* [Aim]
Everything in the data should be repeated exactly, save for the images.

* [Excerpted records]
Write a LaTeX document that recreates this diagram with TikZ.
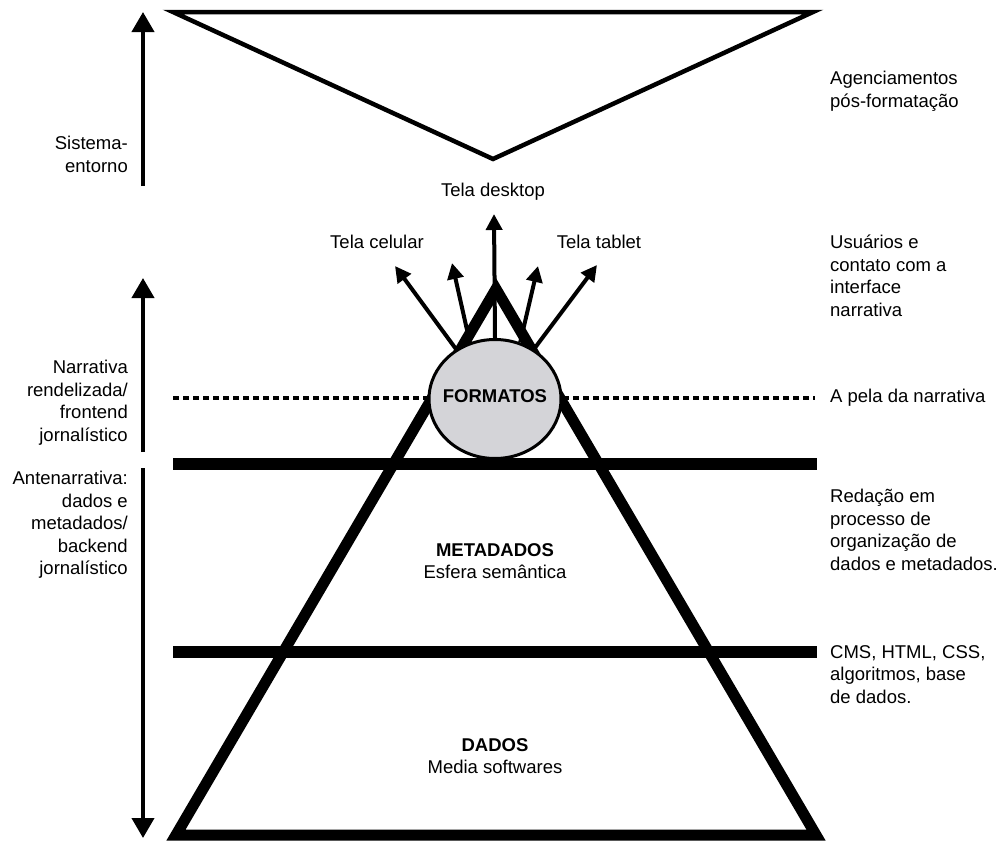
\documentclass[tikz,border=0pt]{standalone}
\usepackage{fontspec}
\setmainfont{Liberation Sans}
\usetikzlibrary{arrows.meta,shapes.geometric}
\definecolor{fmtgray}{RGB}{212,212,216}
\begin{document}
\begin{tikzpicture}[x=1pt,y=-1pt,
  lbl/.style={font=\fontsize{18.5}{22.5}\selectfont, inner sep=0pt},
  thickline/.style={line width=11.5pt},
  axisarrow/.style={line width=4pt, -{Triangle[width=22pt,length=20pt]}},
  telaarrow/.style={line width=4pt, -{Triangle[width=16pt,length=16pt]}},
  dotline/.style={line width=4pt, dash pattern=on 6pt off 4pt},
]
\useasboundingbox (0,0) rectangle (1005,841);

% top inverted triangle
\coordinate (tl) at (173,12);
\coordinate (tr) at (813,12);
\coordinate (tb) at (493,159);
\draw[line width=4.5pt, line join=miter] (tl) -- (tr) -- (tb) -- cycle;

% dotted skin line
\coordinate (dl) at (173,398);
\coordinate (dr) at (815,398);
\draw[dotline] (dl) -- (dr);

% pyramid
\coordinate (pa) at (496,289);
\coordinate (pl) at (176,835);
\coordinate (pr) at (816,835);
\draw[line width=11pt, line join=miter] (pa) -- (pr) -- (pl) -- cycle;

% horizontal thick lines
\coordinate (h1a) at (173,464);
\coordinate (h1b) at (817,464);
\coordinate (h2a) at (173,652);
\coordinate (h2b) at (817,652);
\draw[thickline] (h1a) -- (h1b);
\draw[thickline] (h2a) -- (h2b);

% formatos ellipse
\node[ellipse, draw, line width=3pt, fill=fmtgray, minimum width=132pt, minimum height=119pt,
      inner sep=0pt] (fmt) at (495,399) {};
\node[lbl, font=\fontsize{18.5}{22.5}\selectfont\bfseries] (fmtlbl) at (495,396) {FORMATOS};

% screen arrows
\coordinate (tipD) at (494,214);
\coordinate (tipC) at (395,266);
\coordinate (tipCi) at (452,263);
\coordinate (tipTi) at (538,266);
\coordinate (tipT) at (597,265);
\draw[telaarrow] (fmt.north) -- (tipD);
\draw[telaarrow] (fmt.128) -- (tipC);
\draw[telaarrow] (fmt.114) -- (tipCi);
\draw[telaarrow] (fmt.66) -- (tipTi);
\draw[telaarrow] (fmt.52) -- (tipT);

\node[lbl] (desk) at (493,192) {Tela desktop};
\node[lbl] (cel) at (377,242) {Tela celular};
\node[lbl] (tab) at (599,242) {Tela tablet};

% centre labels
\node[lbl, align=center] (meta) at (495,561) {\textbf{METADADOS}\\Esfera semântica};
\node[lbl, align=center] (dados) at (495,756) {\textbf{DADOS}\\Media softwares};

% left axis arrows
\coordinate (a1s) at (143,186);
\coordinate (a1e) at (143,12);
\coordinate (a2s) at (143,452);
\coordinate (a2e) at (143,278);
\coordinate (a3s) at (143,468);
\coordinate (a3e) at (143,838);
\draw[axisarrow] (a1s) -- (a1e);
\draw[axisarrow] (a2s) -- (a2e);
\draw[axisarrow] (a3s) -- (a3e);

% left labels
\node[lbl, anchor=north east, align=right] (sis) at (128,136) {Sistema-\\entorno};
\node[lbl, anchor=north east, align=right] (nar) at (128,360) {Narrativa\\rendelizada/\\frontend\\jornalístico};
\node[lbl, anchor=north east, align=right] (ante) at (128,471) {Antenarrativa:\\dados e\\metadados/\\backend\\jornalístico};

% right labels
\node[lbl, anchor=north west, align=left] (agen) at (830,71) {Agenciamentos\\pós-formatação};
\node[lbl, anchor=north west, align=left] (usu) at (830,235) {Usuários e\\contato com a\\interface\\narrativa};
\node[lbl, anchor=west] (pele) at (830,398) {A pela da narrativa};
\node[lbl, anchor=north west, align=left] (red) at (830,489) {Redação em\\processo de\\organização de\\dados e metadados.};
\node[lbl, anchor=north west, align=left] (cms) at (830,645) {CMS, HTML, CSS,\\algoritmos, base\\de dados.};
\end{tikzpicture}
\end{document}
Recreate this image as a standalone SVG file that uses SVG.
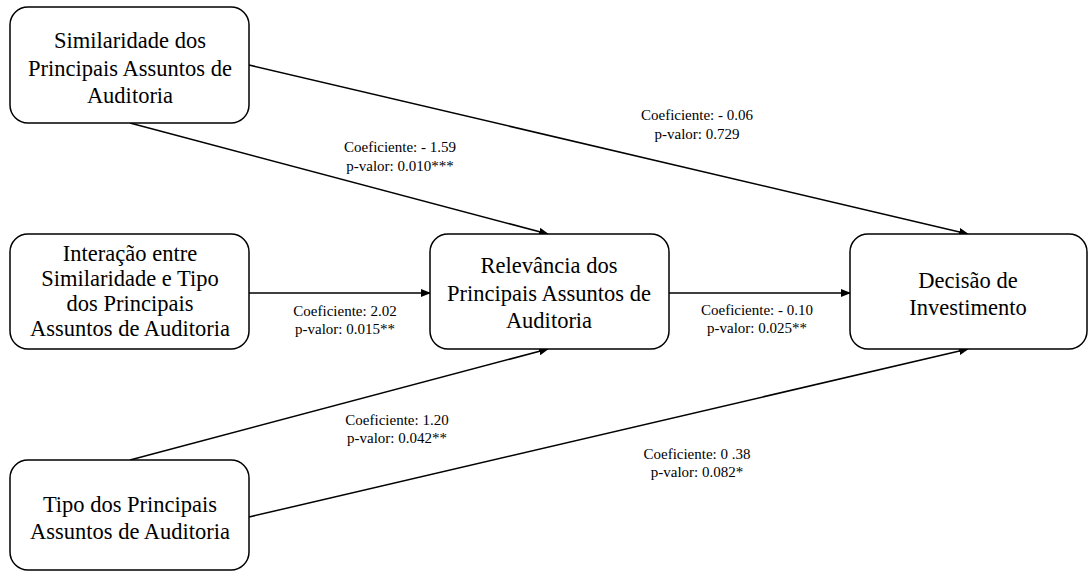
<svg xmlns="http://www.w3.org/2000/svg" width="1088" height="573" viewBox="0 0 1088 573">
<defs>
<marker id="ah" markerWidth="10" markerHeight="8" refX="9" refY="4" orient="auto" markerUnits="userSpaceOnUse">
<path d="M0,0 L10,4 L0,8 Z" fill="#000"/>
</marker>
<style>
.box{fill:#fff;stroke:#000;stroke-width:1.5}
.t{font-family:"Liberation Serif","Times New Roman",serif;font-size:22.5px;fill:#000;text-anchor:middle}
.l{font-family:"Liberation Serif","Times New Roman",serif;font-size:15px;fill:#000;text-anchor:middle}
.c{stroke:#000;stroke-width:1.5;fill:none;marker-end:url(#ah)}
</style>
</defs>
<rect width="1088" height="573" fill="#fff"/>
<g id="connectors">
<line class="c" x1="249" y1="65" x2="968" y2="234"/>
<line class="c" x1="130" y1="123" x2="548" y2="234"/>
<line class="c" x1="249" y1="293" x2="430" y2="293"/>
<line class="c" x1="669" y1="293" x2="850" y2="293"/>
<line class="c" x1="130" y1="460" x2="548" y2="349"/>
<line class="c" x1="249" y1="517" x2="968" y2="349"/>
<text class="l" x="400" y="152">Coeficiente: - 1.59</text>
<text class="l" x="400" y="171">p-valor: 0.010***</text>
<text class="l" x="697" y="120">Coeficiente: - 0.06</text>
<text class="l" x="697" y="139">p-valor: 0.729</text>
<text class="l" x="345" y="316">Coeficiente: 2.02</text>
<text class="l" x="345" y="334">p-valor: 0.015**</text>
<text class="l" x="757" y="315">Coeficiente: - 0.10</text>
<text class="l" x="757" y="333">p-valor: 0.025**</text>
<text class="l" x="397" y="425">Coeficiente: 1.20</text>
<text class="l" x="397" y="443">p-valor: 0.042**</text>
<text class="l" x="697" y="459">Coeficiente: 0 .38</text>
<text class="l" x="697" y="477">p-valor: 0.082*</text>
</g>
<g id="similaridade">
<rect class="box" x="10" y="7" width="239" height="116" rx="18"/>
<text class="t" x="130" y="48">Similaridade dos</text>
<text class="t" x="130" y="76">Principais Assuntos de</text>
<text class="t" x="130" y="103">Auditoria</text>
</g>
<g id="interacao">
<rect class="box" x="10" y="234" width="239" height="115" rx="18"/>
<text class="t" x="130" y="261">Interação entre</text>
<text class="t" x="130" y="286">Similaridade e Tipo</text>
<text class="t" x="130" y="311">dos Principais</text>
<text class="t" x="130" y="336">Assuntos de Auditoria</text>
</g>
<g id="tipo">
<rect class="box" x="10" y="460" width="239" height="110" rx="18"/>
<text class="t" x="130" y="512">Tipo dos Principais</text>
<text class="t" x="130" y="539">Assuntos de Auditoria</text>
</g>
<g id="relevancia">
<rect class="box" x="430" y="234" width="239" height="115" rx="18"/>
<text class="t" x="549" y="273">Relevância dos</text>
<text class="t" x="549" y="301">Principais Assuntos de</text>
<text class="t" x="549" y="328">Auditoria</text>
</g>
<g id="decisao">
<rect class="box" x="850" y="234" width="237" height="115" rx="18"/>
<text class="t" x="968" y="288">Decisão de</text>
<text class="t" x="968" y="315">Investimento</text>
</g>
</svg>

* [Response to the exercise]
Write a LaTeX document that recreates this diagram with TikZ.
\documentclass[tikz,border=0pt]{standalone}
\usepackage{fontspec}
\setmainfont{Liberation Sans}
\usetikzlibrary{arrows.meta,shapes.geometric}
\definecolor{fmtgray}{RGB}{212,212,216}
\begin{document}
\begin{tikzpicture}[x=1pt,y=-1pt,
  lbl/.style={font=\fontsize{18.5}{22.5}\selectfont, inner sep=0pt},
  thickline/.style={line width=11.5pt},
  axisarrow/.style={line width=4pt, -{Triangle[width=22pt,length=20pt]}},
  telaarrow/.style={line width=4pt, -{Triangle[width=16pt,length=16pt]}},
  dotline/.style={line width=4pt, dash pattern=on 6pt off 4pt},
]
\useasboundingbox (0,0) rectangle (1005,841);

% top inverted triangle
\coordinate (tl) at (173,12);
\coordinate (tr) at (813,12);
\coordinate (tb) at (493,159);
\draw[line width=4.5pt, line join=miter] (tl) -- (tr) -- (tb) -- cycle;

% dotted skin line
\coordinate (dl) at (173,398);
\coordinate (dr) at (815,398);
\draw[dotline] (dl) -- (dr);

% pyramid
\coordinate (pa) at (496,289);
\coordinate (pl) at (176,835);
\coordinate (pr) at (816,835);
\draw[line width=11pt, line join=miter] (pa) -- (pr) -- (pl) -- cycle;

% horizontal thick lines
\coordinate (h1a) at (173,464);
\coordinate (h1b) at (817,464);
\coordinate (h2a) at (173,652);
\coordinate (h2b) at (817,652);
\draw[thickline] (h1a) -- (h1b);
\draw[thickline] (h2a) -- (h2b);

% formatos ellipse
\node[ellipse, draw, line width=3pt, fill=fmtgray, minimum width=132pt, minimum height=119pt,
      inner sep=0pt] (fmt) at (495,399) {};
\node[lbl, font=\fontsize{18.5}{22.5}\selectfont\bfseries] (fmtlbl) at (495,396) {FORMATOS};

% screen arrows
\coordinate (tipD) at (494,214);
\coordinate (tipC) at (395,266);
\coordinate (tipCi) at (452,263);
\coordinate (tipTi) at (538,266);
\coordinate (tipT) at (597,265);
\draw[telaarrow] (fmt.north) -- (tipD);
\draw[telaarrow] (fmt.128) -- (tipC);
\draw[telaarrow] (fmt.114) -- (tipCi);
\draw[telaarrow] (fmt.66) -- (tipTi);
\draw[telaarrow] (fmt.52) -- (tipT);

\node[lbl] (desk) at (493,192) {Tela desktop};
\node[lbl] (cel) at (377,242) {Tela celular};
\node[lbl] (tab) at (599,242) {Tela tablet};

% centre labels
\node[lbl, align=center] (meta) at (495,561) {\textbf{METADADOS}\\Esfera semântica};
\node[lbl, align=center] (dados) at (495,756) {\textbf{DADOS}\\Media softwares};

% left axis arrows
\coordinate (a1s) at (143,186);
\coordinate (a1e) at (143,12);
\coordinate (a2s) at (143,452);
\coordinate (a2e) at (143,278);
\coordinate (a3s) at (143,468);
\coordinate (a3e) at (143,838);
\draw[axisarrow] (a1s) -- (a1e);
\draw[axisarrow] (a2s) -- (a2e);
\draw[axisarrow] (a3s) -- (a3e);

% left labels
\node[lbl, anchor=north east, align=right] (sis) at (128,136) {Sistema-\\entorno};
\node[lbl, anchor=north east, align=right] (nar) at (128,360) {Narrativa\\rendelizada/\\frontend\\jornalístico};
\node[lbl, anchor=north east, align=right] (ante) at (128,471) {Antenarrativa:\\dados e\\metadados/\\backend\\jornalístico};

% right labels
\node[lbl, anchor=north west, align=left] (agen) at (830,71) {Agenciamentos\\pós-formatação};
\node[lbl, anchor=north west, align=left] (usu) at (830,235) {Usuários e\\contato com a\\interface\\narrativa};
\node[lbl, anchor=west] (pele) at (830,398) {A pela da narrativa};
\node[lbl, anchor=north west, align=left] (red) at (830,489) {Redação em\\processo de\\organização de\\dados e metadados.};
\node[lbl, anchor=north west, align=left] (cms) at (830,645) {CMS, HTML, CSS,\\algoritmos, base\\de dados.};
\end{tikzpicture}
\end{document}
Recreate this image as a standalone SVG file that uses SVG.
<svg xmlns="http://www.w3.org/2000/svg" width="1088" height="573" viewBox="0 0 1088 573">
<defs>
<marker id="ah" markerWidth="10" markerHeight="8" refX="9" refY="4" orient="auto" markerUnits="userSpaceOnUse">
<path d="M0,0 L10,4 L0,8 Z" fill="#000"/>
</marker>
<style>
.box{fill:#fff;stroke:#000;stroke-width:1.5}
.t{font-family:"Liberation Serif","Times New Roman",serif;font-size:22.5px;fill:#000;text-anchor:middle}
.l{font-family:"Liberation Serif","Times New Roman",serif;font-size:15px;fill:#000;text-anchor:middle}
.c{stroke:#000;stroke-width:1.5;fill:none;marker-end:url(#ah)}
</style>
</defs>
<rect width="1088" height="573" fill="#fff"/>
<g id="connectors">
<line class="c" x1="249" y1="65" x2="968" y2="234"/>
<line class="c" x1="130" y1="123" x2="548" y2="234"/>
<line class="c" x1="249" y1="293" x2="430" y2="293"/>
<line class="c" x1="669" y1="293" x2="850" y2="293"/>
<line class="c" x1="130" y1="460" x2="548" y2="349"/>
<line class="c" x1="249" y1="517" x2="968" y2="349"/>
<text class="l" x="400" y="152">Coeficiente: - 1.59</text>
<text class="l" x="400" y="171">p-valor: 0.010***</text>
<text class="l" x="697" y="120">Coeficiente: - 0.06</text>
<text class="l" x="697" y="139">p-valor: 0.729</text>
<text class="l" x="345" y="316">Coeficiente: 2.02</text>
<text class="l" x="345" y="334">p-valor: 0.015**</text>
<text class="l" x="757" y="315">Coeficiente: - 0.10</text>
<text class="l" x="757" y="333">p-valor: 0.025**</text>
<text class="l" x="397" y="425">Coeficiente: 1.20</text>
<text class="l" x="397" y="443">p-valor: 0.042**</text>
<text class="l" x="697" y="459">Coeficiente: 0 .38</text>
<text class="l" x="697" y="477">p-valor: 0.082*</text>
</g>
<g id="similaridade">
<rect class="box" x="10" y="7" width="239" height="116" rx="18"/>
<text class="t" x="130" y="48">Similaridade dos</text>
<text class="t" x="130" y="76">Principais Assuntos de</text>
<text class="t" x="130" y="103">Auditoria</text>
</g>
<g id="interacao">
<rect class="box" x="10" y="234" width="239" height="115" rx="18"/>
<text class="t" x="130" y="261">Interação entre</text>
<text class="t" x="130" y="286">Similaridade e Tipo</text>
<text class="t" x="130" y="311">dos Principais</text>
<text class="t" x="130" y="336">Assuntos de Auditoria</text>
</g>
<g id="tipo">
<rect class="box" x="10" y="460" width="239" height="110" rx="18"/>
<text class="t" x="130" y="512">Tipo dos Principais</text>
<text class="t" x="130" y="539">Assuntos de Auditoria</text>
</g>
<g id="relevancia">
<rect class="box" x="430" y="234" width="239" height="115" rx="18"/>
<text class="t" x="549" y="273">Relevância dos</text>
<text class="t" x="549" y="301">Principais Assuntos de</text>
<text class="t" x="549" y="328">Auditoria</text>
</g>
<g id="decisao">
<rect class="box" x="850" y="234" width="237" height="115" rx="18"/>
<text class="t" x="968" y="288">Decisão de</text>
<text class="t" x="968" y="315">Investimento</text>
</g>
</svg>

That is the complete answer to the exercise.